COLLECTED DATA ::
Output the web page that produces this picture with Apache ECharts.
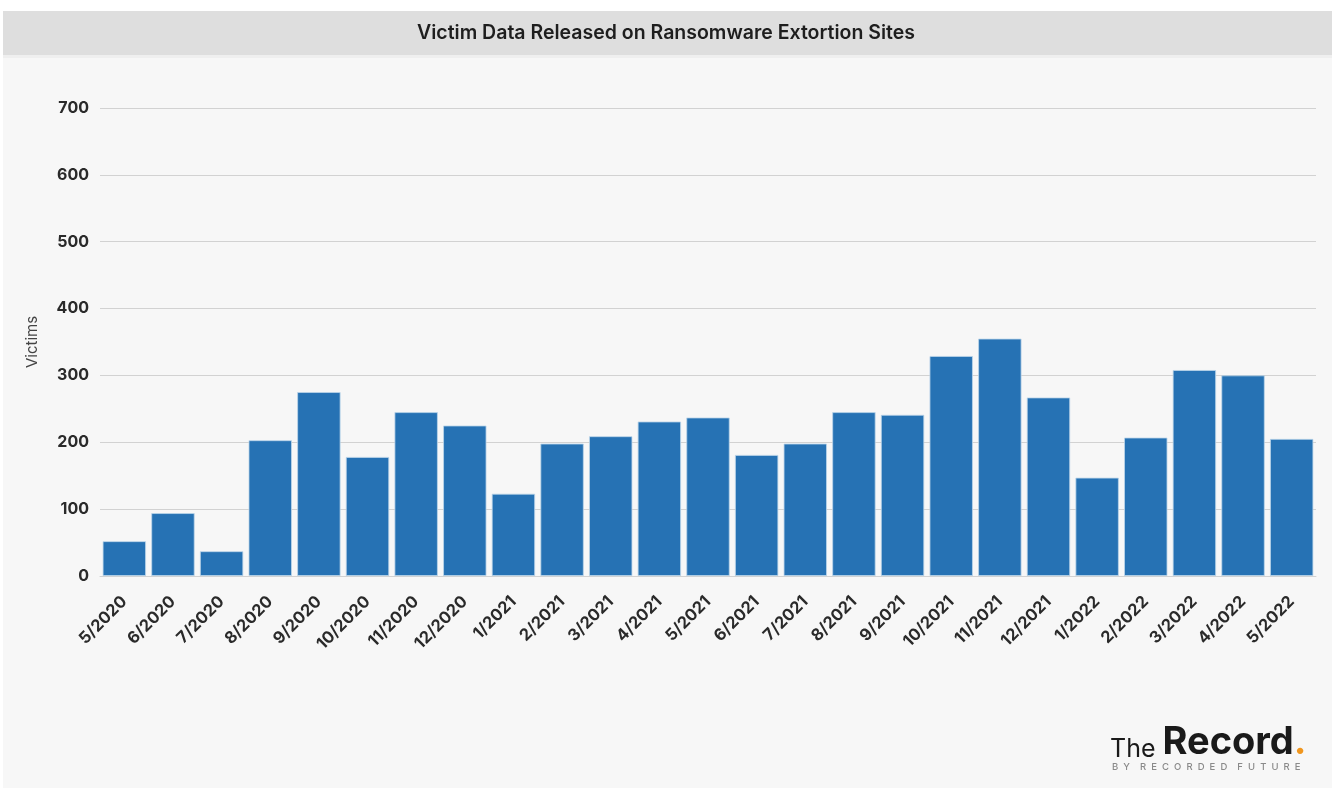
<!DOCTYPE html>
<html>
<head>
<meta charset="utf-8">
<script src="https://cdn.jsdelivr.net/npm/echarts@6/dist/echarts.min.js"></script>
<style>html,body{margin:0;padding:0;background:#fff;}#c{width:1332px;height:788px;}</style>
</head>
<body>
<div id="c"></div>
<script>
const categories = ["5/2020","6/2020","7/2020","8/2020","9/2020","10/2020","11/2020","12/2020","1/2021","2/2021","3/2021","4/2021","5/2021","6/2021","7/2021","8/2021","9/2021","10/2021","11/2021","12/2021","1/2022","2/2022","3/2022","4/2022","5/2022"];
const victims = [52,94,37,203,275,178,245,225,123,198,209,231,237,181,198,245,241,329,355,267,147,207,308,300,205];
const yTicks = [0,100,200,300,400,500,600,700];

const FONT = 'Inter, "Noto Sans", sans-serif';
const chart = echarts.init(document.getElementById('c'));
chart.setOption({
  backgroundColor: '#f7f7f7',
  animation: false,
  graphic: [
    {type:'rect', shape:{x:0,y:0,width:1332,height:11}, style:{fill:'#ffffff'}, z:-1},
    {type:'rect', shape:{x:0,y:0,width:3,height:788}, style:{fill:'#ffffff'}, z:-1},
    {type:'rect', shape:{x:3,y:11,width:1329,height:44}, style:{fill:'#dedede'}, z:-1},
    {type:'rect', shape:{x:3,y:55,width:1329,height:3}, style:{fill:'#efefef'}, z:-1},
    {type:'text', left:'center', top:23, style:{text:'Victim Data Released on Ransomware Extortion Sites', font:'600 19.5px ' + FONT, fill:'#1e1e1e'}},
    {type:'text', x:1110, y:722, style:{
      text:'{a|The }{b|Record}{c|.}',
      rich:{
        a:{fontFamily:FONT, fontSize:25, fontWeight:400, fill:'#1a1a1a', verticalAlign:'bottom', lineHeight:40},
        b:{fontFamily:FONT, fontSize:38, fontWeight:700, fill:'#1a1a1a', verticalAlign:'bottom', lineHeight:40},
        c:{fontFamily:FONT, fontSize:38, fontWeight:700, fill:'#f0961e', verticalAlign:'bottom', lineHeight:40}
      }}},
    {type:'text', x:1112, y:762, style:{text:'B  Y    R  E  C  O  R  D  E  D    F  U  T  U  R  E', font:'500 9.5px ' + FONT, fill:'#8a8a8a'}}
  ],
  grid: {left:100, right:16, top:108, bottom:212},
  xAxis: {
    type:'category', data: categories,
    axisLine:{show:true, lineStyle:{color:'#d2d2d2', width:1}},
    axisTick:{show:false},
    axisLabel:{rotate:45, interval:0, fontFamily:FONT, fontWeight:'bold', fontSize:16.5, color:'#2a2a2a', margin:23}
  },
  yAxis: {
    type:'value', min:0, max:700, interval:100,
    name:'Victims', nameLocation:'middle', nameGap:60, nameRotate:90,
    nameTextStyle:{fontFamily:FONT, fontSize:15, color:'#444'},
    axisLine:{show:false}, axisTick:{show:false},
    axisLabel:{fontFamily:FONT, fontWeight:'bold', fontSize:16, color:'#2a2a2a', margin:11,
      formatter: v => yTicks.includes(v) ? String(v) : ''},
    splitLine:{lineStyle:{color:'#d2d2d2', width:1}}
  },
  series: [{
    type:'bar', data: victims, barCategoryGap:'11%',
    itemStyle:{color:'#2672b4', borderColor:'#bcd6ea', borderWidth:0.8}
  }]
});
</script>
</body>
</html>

EXERCISE BRIEF :: Repeat the data exactly, dropping every picture it holds.

COMPLETED EXERCISE ::
Output the web page that produces this picture with Apache ECharts.
<!DOCTYPE html>
<html>
<head>
<meta charset="utf-8">
<script src="https://cdn.jsdelivr.net/npm/echarts@6/dist/echarts.min.js"></script>
<style>html,body{margin:0;padding:0;background:#fff;}#c{width:1332px;height:788px;}</style>
</head>
<body>
<div id="c"></div>
<script>
const categories = ["5/2020","6/2020","7/2020","8/2020","9/2020","10/2020","11/2020","12/2020","1/2021","2/2021","3/2021","4/2021","5/2021","6/2021","7/2021","8/2021","9/2021","10/2021","11/2021","12/2021","1/2022","2/2022","3/2022","4/2022","5/2022"];
const victims = [52,94,37,203,275,178,245,225,123,198,209,231,237,181,198,245,241,329,355,267,147,207,308,300,205];
const yTicks = [0,100,200,300,400,500,600,700];

const FONT = 'Inter, "Noto Sans", sans-serif';
const chart = echarts.init(document.getElementById('c'));
chart.setOption({
  backgroundColor: '#f7f7f7',
  animation: false,
  graphic: [
    {type:'rect', shape:{x:0,y:0,width:1332,height:11}, style:{fill:'#ffffff'}, z:-1},
    {type:'rect', shape:{x:0,y:0,width:3,height:788}, style:{fill:'#ffffff'}, z:-1},
    {type:'rect', shape:{x:3,y:11,width:1329,height:44}, style:{fill:'#dedede'}, z:-1},
    {type:'rect', shape:{x:3,y:55,width:1329,height:3}, style:{fill:'#efefef'}, z:-1},
    {type:'text', left:'center', top:23, style:{text:'Victim Data Released on Ransomware Extortion Sites', font:'600 19.5px ' + FONT, fill:'#1e1e1e'}},
    {type:'text', x:1110, y:722, style:{
      text:'{a|The }{b|Record}{c|.}',
      rich:{
        a:{fontFamily:FONT, fontSize:25, fontWeight:400, fill:'#1a1a1a', verticalAlign:'bottom', lineHeight:40},
        b:{fontFamily:FONT, fontSize:38, fontWeight:700, fill:'#1a1a1a', verticalAlign:'bottom', lineHeight:40},
        c:{fontFamily:FONT, fontSize:38, fontWeight:700, fill:'#f0961e', verticalAlign:'bottom', lineHeight:40}
      }}},
    {type:'text', x:1112, y:762, style:{text:'B  Y    R  E  C  O  R  D  E  D    F  U  T  U  R  E', font:'500 9.5px ' + FONT, fill:'#8a8a8a'}}
  ],
  grid: {left:100, right:16, top:108, bottom:212},
  xAxis: {
    type:'category', data: categories,
    axisLine:{show:true, lineStyle:{color:'#d2d2d2', width:1}},
    axisTick:{show:false},
    axisLabel:{rotate:45, interval:0, fontFamily:FONT, fontWeight:'bold', fontSize:16.5, color:'#2a2a2a', margin:23}
  },
  yAxis: {
    type:'value', min:0, max:700, interval:100,
    name:'Victims', nameLocation:'middle', nameGap:60, nameRotate:90,
    nameTextStyle:{fontFamily:FONT, fontSize:15, color:'#444'},
    axisLine:{show:false}, axisTick:{show:false},
    axisLabel:{fontFamily:FONT, fontWeight:'bold', fontSize:16, color:'#2a2a2a', margin:11,
      formatter: v => yTicks.includes(v) ? String(v) : ''},
    splitLine:{lineStyle:{color:'#d2d2d2', width:1}}
  },
  series: [{
    type:'bar', data: victims, barCategoryGap:'11%',
    itemStyle:{color:'#2672b4', borderColor:'#bcd6ea', borderWidth:0.8}
  }]
});
</script>
</body>
</html>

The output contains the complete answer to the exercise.